Comparative Analysis of Formula and Structure Prediction from Tandem Mass Spectra
This work addresses the challenge of identifying unknown compounds in mass spectrometry data for researchers in metabolomics and exposomics, but it is incremental as it focuses on comparative evaluation rather than introducing new methods.
The study systematically evaluated state-of-the-art algorithms for predicting chemical formulas and structures from tandem mass spectra, establishing performance baselines and identifying bottlenecks to improve compound identification in metabolomics and exposomics.

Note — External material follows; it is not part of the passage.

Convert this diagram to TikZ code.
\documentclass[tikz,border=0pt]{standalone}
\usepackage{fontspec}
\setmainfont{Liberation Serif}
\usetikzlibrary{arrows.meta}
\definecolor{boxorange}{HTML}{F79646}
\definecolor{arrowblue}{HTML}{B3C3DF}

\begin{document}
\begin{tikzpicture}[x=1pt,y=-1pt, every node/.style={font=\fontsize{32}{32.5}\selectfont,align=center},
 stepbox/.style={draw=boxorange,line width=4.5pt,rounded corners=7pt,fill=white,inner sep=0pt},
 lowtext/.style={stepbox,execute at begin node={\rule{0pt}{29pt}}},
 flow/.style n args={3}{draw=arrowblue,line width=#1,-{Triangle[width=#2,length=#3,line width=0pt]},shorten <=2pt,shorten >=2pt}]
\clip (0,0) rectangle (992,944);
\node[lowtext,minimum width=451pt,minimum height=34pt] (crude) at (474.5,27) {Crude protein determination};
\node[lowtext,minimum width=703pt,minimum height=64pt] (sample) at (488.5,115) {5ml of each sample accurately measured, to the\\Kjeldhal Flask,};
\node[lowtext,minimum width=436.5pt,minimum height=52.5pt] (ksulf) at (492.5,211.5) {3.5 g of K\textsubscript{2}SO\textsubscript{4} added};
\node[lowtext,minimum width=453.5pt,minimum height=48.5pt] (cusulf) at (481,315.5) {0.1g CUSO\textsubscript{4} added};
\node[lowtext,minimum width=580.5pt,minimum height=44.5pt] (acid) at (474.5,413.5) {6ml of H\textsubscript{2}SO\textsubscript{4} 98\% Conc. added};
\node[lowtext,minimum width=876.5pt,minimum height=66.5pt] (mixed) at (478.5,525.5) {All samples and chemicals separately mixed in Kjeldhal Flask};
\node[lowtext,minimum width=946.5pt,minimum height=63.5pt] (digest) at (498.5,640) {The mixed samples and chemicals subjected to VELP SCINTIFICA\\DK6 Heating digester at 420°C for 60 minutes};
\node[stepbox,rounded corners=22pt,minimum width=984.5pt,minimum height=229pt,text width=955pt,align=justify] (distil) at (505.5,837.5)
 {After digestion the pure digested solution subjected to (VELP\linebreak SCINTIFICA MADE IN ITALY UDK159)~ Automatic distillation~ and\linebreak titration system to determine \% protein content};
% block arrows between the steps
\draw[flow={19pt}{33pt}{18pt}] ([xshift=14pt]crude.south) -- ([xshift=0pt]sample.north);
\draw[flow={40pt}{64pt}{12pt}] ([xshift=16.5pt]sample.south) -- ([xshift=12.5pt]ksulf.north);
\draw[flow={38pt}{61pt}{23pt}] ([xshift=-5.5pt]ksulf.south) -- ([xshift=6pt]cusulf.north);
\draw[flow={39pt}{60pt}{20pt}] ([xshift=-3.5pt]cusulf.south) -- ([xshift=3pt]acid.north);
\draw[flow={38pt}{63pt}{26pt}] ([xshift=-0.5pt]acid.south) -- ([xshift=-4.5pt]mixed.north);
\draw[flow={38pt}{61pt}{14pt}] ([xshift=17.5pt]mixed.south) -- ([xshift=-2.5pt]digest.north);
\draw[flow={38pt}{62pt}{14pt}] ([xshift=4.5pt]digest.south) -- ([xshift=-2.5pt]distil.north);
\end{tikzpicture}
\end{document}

Liquid chromatography mass spectrometry (LC-MS)-based metabolomics and exposomics aim to measure detectable small molecules in biological samples. The results facilitate hypothesis-generating discovery of metabolic changes and disease mechanisms and provide information about environmental exposures and their effects on human health. Metabolomics and exposomics are made possible by the high resolving power of LC and high mass measurement accuracy of MS. However, a majority of the signals from such studies still cannot be identified or annotated using conventional library searching because existing spectral libraries are far from covering the vast chemical space captured by LC-MS/MS. To address this challenge and unleash the full potential of metabolomics and exposomics, a number of computational approaches have been developed to predict compounds based on tandem mass spectra. Published assessment of these approaches used different datasets and evaluation. To select prediction workflows for practical applications and identify areas for further improvements, we have carried out a systematic evaluation of the state-of-the-art prediction algorithms. Specifically, the accuracy of formula prediction and structure prediction was evaluated for different types of adducts. The resulting findings have established realistic performance baselines, identified critical bottlenecks, and provided guidance to further improve compound predictions based on MS.